Without the pictures, output the lines of the material from the very first through the one that holds "plt.rcParams['font.family'] = ['Liberation".

### Data shown
..............................

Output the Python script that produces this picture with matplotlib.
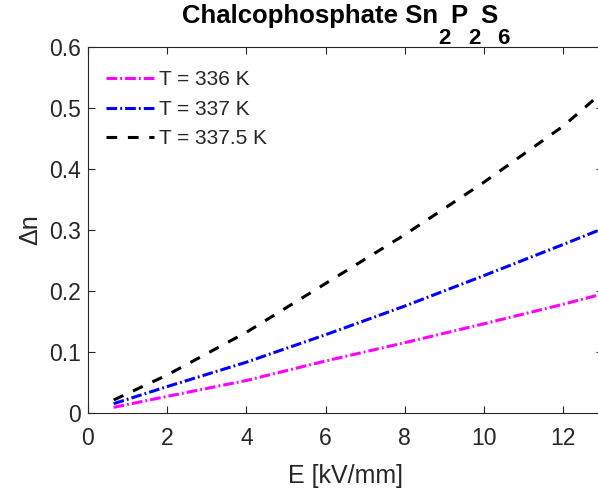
import matplotlib
matplotlib.use('Agg')
import matplotlib.pyplot as plt
from matplotlib.transforms import IdentityTransform

plt.rcParams['font.family'] = ['Liberation Sans', 'DejaVu Sans']

# field strength E [kV/mm]
E = [0.65, 2, 4, 6, 8, 10, 12, 13]
# birefringence change for each temperature
dn_336 = [0.009, 0.027, 0.053, 0.085, 0.115, 0.146, 0.178, 0.195]
dn_337 = [0.015, 0.043, 0.083, 0.128, 0.175, 0.225, 0.276, 0.302]
dn_3375 = [0.021, 0.062, 0.132, 0.212, 0.292, 0.378, 0.470, 0.526]

labels = ['T = 336 K', 'T = 337 K', 'T = 337.5 K']
xticks = [0, 2, 4, 6, 8, 10, 12]
yticks = [0, 0.1, 0.2, 0.3, 0.4, 0.5, 0.6]
yticklabels = ['0', '0.1', '0.2', '0.3', '0.4', '0.5', '0.6']

gray = '#262626'

fig = plt.figure(figsize=(5.98, 4.98), dpi=100)
ax = fig.add_axes([0.147, 0.171, 0.861, 0.735])

dashdot = (0, (3.5, 1.0, 0.6, 1.0))
ax.plot(E, dn_336, color='#ff00ff', lw=2.2, ls=dashdot, label=labels[0])
ax.plot(E, dn_337, color='#0000ff', lw=2.2, ls=dashdot, label=labels[1])
ax.plot(E, dn_3375, color='black', lw=2.2, ls=(0, (3.5, 3.5)), label=labels[2])

ax.set_xlim(0, 13)
ax.set_ylim(0, 0.6)
ax.set_xticks(xticks)
ax.set_yticks(yticks)
ax.set_yticklabels(yticklabels)
ax.tick_params(direction='in', top=True, right=True, labelsize=16.5, colors=gray,
               length=5, width=0.8)
ax.tick_params(axis='x', pad=10)
ax.tick_params(axis='y', pad=5)
for s in ax.spines.values():
    s.set_color(gray)
    s.set_linewidth(0.8)

ax.set_xlabel('E [kV/mm]', fontsize=18, color=gray, labelpad=10)
ax.set_ylabel('Δn', fontsize=18, color=gray, labelpad=5)

leg = ax.legend(loc='upper left', bbox_to_anchor=(0, 0.984), frameon=False,
                fontsize=15, handlelength=2.3, handletextpad=0.25,
                labelspacing=0.5, borderaxespad=0.45)
for t in leg.get_texts():
    t.set_color(gray)

# title with MATLAB-like dropped subscripts, built piece by piece (pixels)
pieces = [('Chalcophosphate Sn', False), ('2', True), ('P', False),
          ('2', True), ('S', False), ('6', True)]
fig.canvas.draw()
renderer = fig.canvas.get_renderer()
objs = []
total = 0
for s, sub in pieces:
    t = fig.text(0, 0, s, fontsize=16 if sub else 18.5, fontweight='bold',
                 transform=IdentityTransform(), va='baseline')
    w = t.get_window_extent(renderer).width
    objs.append((t, w, sub))
    total += w
x = 346 - total / 2
for t, w, sub in objs:
    t.set_position((x, 454 if sub else 475))
    x += w

fig.savefig('out.png', dpi=100)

..............................

### Written solution
Output the Python script that produces this picture with matplotlib.
import matplotlib
matplotlib.use('Agg')
import matplotlib.pyplot as plt
from matplotlib.transforms import IdentityTransform

plt.rcParams['font.family'] = ['Liberation Sans', 'DejaVu Sans']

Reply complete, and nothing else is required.